Innocent Until Proven Guilty (Kirsten Johnson/1999/65 mins/Digital)
A critical look at the criminal justice system which traces the first year of an alternative high school for juvenile ex-offenders, co-founded by James Forman Jr. (author of this year’s Locking Up Our Own). Of Executive Producer Bourne, Johnson writes “...in his fierce commitment to exposing the mechanisms and destructive powers of racism he remained ever warm as he challenged my young white self to face and struggle with the ways racism lives in images as well as systems.”
The Long Night (Woodie King Jr./1976/85 mins/35mm)
Produced by St. Clair Bourne, and directed by theater legend King, this is the story of one night in the life of a boy spent on the street, encountering the denizens of mid-1970s Harlem, while commenting on Vietnam, marital discord, substance abuse, paternal relationships, schooling, and unemployment—in short, the life of an American family.
On My Own (Rachel Miller Bradshaw/2014/53 mins/Digital)
Shattering the stigma of single motherhood, and a sweeping journey through the discourse of black family life in the US, through conversations with mothers, fathers, community leaders and family experts. “St. Clair’s bold work reflecting the African- American experience influenced my editorial direction. His filmmaking was a blueprint of integrity for directing I applied when telling the stories of all the subjects featured.”—Rachel Miller Bradshaw
Promised Land (Yaruba Richen/2010/53 mins/Digital)
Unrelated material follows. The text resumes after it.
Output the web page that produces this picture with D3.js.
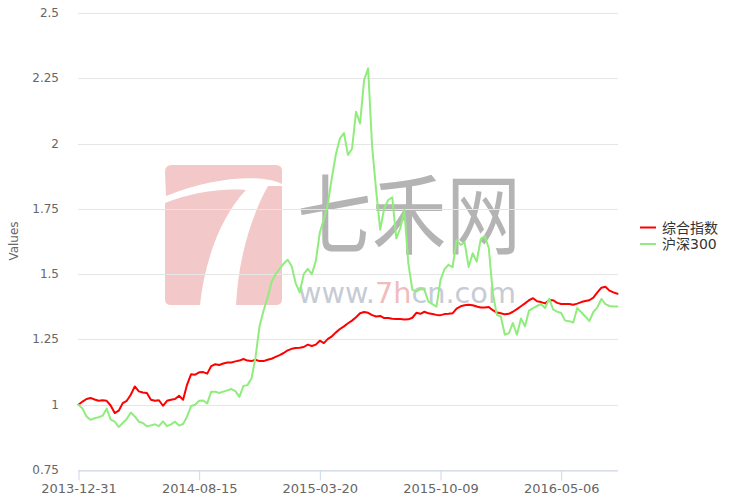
<!DOCTYPE html>
<html>
<head>
<meta charset="utf-8">
<script src="https://cdn.jsdelivr.net/npm/d3@7"></script>
<style>
  html, body { margin: 0; padding: 0; background: #fff; }
  svg { display: block; }
</style>
</head>
<body>
<svg id="chart" width="735" height="499"></svg>
<script>
// ---- data ----
const seriesNames = ["综合指数", "沪深300"];
const seriesColors = ["#ff0000", "#90ed7d"];

const composite = [
  1.0, 1.012, 1.022, 1.026, 1.02, 1.015, 1.017, 1.015, 0.997, 0.968,
  0.977, 1.006, 1.015, 1.038, 1.07, 1.051, 1.047, 1.045, 1.019, 1.015,
  1.017, 0.996, 1.015, 1.019, 1.022, 1.034, 1.019, 1.077, 1.117, 1.115,
  1.124, 1.125, 1.119, 1.148, 1.155, 1.152,
  1.158, 1.162, 1.162, 1.166, 1.169, 1.175, 1.169, 1.167, 1.172, 1.167,
  1.167, 1.172, 1.176, 1.183, 1.19, 1.198, 1.208, 1.214, 1.217, 1.218,
  1.221, 1.23, 1.225, 1.23, 1.245, 1.236, 1.252,
  1.262, 1.277, 1.29, 1.30, 1.312, 1.322, 1.335, 1.35, 1.355, 1.352,
  1.343, 1.338, 1.34, 1.332, 1.332, 1.329, 1.328, 1.328, 1.326, 1.327,
  1.333, 1.352, 1.348, 1.356, 1.35, 1.347, 1.344, 1.343, 1.347, 1.348,
  1.35, 1.368, 1.377, 1.381, 1.383, 1.381, 1.376, 1.372, 1.372, 1.374,
  1.362, 1.353, 1.35, 1.346, 1.348, 1.356, 1.366, 1.377, 1.388, 1.40,
  1.408, 1.396, 1.393, 1.388, 1.40, 1.40, 1.39, 1.386, 1.386, 1.386,
  1.383, 1.387, 1.393, 1.397, 1.40, 1.41, 1.43, 1.448, 1.452, 1.437,
  1.43, 1.425
];

const hs300 = [
  1.0, 0.985, 0.955, 0.942, 0.948, 0.952, 0.958, 0.985, 0.943, 0.935,
  0.915, 0.93, 0.945, 0.97, 0.955, 0.935, 0.93, 0.917, 0.921, 0.925,
  0.918, 0.936, 0.918, 0.925, 0.935, 0.92, 0.926, 0.955, 0.995, 1.0,
  1.015, 1.016, 1.005,
  1.05, 1.05, 1.045, 1.05, 1.055, 1.06, 1.052, 1.03, 1.072, 1.075, 1.10,
  1.18, 1.30, 1.36, 1.41, 1.47, 1.50, 1.52, 1.54, 1.555, 1.53,
  1.465, 1.43, 1.50, 1.52, 1.50, 1.55, 1.66, 1.71, 1.77, 1.87, 1.96,
  2.02, 2.04, 1.956, 1.98, 2.122, 2.077, 2.243, 2.288, 1.988, 1.82,
  1.67, 1.752, 1.784, 1.794, 1.637, 1.675, 1.746, 1.541, 1.44, 1.434,
  1.443, 1.44, 1.395, 1.385, 1.376, 1.478, 1.519, 1.536, 1.527, 1.631,
  1.612, 1.621, 1.527, 1.58, 1.548, 1.634, 1.646, 1.6, 1.427, 1.344,
  1.338, 1.268, 1.274, 1.313, 1.268, 1.33, 1.30, 1.36, 1.37, 1.378,
  1.385, 1.37, 1.406, 1.365, 1.356, 1.351, 1.322, 1.32, 1.315, 1.37,
  1.354, 1.338, 1.32, 1.355, 1.373, 1.405, 1.385, 1.378, 1.376, 1.376
];

const xTickIndex = [0, 30, 60, 90, 120];
const xTickLabels = ["2013-12-31", "2014-08-15", "2015-03-20", "2015-10-09", "2016-05-06"];
const yTicks = [0.75, 1, 1.25, 1.5, 1.75, 2, 2.25, 2.5];
const yTitle = "Values";

// ---- layout ----
const svg = d3.select("#chart");
const plotLeft = 78.5, plotRight = 617.5, plotTop = 13, plotBottom = 470;
const N = composite.length;

const x = d3.scaleLinear().domain([0, N - 1]).range([plotLeft, plotRight]);
const y = d3.scaleLinear().domain([0.75, 2.5]).range([plotBottom, plotTop]);

svg.append("rect").attr("width", 735).attr("height", 499).attr("fill", "#fff");

// ---- watermark ----
const wm = svg.append("g").attr("class", "watermark");
const pink = "#f2c8c8";
wm.append("path").attr("fill", pink)
  .attr("d", "M165,172 Q165,165 172,165 L276,165 Q282,165 282,171 L282,184 C 262,174 215,176 166,196 Z");
wm.append("path").attr("fill", pink)
  .attr("d", "M165,203 C 190,193 220,188 246,190 C 222,215 205,258 200,305 L171,305 Q165,305 165,299 Z");
wm.append("path").attr("fill", pink)
  .attr("d", "M268,186 L282,186 L282,299 Q282,305 276,305 L236,305 C 238,262 250,218 268,186 Z");
wm.append("text")
  .attr("x", 297).attr("y", 208)
  .attr("dominant-baseline", "central")
  .attr("textLength", 224).attr("lengthAdjust", "spacingAndGlyphs")
  .attr("font-family", "Noto Sans CJK SC")
  .attr("font-size", 88)
  .attr("fill", "#b4b4b4")
  .text("七禾网");

// "www.7hcn.com" as three adjacent pieces, sized to the reference width
const wmParts = [["www.", "#c6cbd4"], ["7h", "#f0bcbc"], ["cn.com", "#c6cbd4"]];
let wmFont = 33;
const probe = wm.append("text").attr("font-family", "DejaVu Sans").attr("font-size", wmFont).text("www.7hcn.com");
const fullW = probe.node().getComputedTextLength();
probe.remove();
wmFont = wmFont * 218 / fullW;
let cx = 298;
wmParts.forEach(([t, c]) => {
  const el = wm.append("text")
    .attr("x", cx).attr("y", 303)
    .attr("font-family", "DejaVu Sans")
    .attr("font-size", wmFont)
    .attr("fill", c)
    .text(t);
  cx += el.node().getComputedTextLength();
});

// ---- grid + y labels ----
svg.append("g").selectAll("line").data(yTicks).join("line")
  .attr("x1", plotLeft - 0.5).attr("x2", plotRight + 0.5)
  .attr("y1", d => Math.round(y(d)) + 0.5).attr("y2", d => Math.round(y(d)) + 0.5)
  .attr("stroke", "#e6e6e6").attr("stroke-width", 1);

svg.append("g").selectAll("text").data(yTicks).join("text")
  .attr("x", 59).attr("y", d => y(d) + 4)
  .attr("text-anchor", "end")
  .attr("font-family", "DejaVu Sans")
  .attr("font-size", 12)
  .attr("fill", "#666")
  .text(d => d);

svg.append("text")
  .attr("transform", "translate(18,241) rotate(-90)")
  .attr("text-anchor", "middle")
  .attr("font-family", "DejaVu Sans")
  .attr("font-size", 12)
  .attr("fill", "#666")
  .text(yTitle);

// ---- x axis ----
const xAxis = d3.axisBottom(x)
  .tickValues(xTickIndex)
  .tickFormat((d, i) => xTickLabels[i])
  .tickSize(10)
  .tickSizeOuter(0);
const gx = svg.append("g").attr("transform", `translate(0,${plotBottom + 0.5})`).call(xAxis);
gx.select(".domain").attr("stroke", "#ccd6eb");
gx.selectAll(".tick line").attr("stroke", "#ccd6eb");
gx.selectAll(".tick text")
  .attr("font-family", "DejaVu Sans")
  .attr("font-size", 13)
  .attr("fill", "#666");

// ---- lines ----
const line = d3.line().x((d, i) => x(i)).y(d => y(d));
[composite, hs300].forEach((s, k) => {
  svg.append("path")
    .datum(s)
    .attr("d", line)
    .attr("fill", "none")
    .attr("stroke", seriesColors[k])
    .attr("stroke-width", 2)
    .attr("stroke-linejoin", "round")
    .attr("stroke-linecap", "round");
});

// ---- legend ----
const lg = svg.append("g");
seriesNames.forEach((name, k) => {
  const cy = 227.5 + k * 16.5;
  lg.append("line")
    .attr("x1", 640).attr("x2", 656)
    .attr("y1", cy).attr("y2", cy)
    .attr("stroke", seriesColors[k]).attr("stroke-width", 2);
  lg.append("text")
    .attr("x", 662).attr("y", cy)
    .attr("dominant-baseline", "central")
    .attr("font-family", "DejaVu Sans, Noto Sans CJK SC")
    .attr("font-size", 14)
    .attr("fill", "#333")
    .text(name);
});
</script>
</body>
</html>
Promised Land follows two black communities in South Africa as they struggle to reclaim their land from white owners and create just solutions, amidst rising tensions and wavering government policies. Filmmaker Yoruba Richen cites St. Claire Bourne as a mentor, who organized a Los Angeles work-in-progress screening that provided the film visibility and momentum.
A Question of Color (Kathe Sandler/1992/56 mins/16mm)
Of this, one of the best docs of the decade, filmmaker Sandler writes, “I wanted to shed light on a recurring theme in human relations: how opposed people adapt and internalize the very views their oppressor has used to oppress them...that issues of color consciousness are also real for other people of color—in the Caribbean, in Africa, in Latin America, and in Asia—who have experienced similar forms of domination. I also wanted to tackle the intersection of gender and color: the position of men over women that seems to further oppress and divide black women.”
Twelve Disciples of Nelson Mandela (Thomas Allen Harris/2005/75 mins/Digital)
A lesser-known story from the struggle to end apartheid in South Africa about the generation of young men who left their country to clandestinely build the African National Congress (ANC) and spread its liberation message. One of many great films by Harris on which Bourne advised and assisted, who shares the common refrain from filmmakers of “the extent of appreciation for [Saint’s] honesty, activism, support and nurturance of their work and careers.”
Wilhemina's War (June Cross/2016/61 mins/DCP)
The story of a South Carolina grandmother’s struggle to destigmatize HIV in her community. "Saint often spoke of reporting on African-Americans that was done from the point of view of mainstream journalists reporting on a sub-culture and his work which identifies with the subjects he filmed. Working as a journalist and activist, I serve as Wilhemina’s conduit and translator to help tell her story to the world.”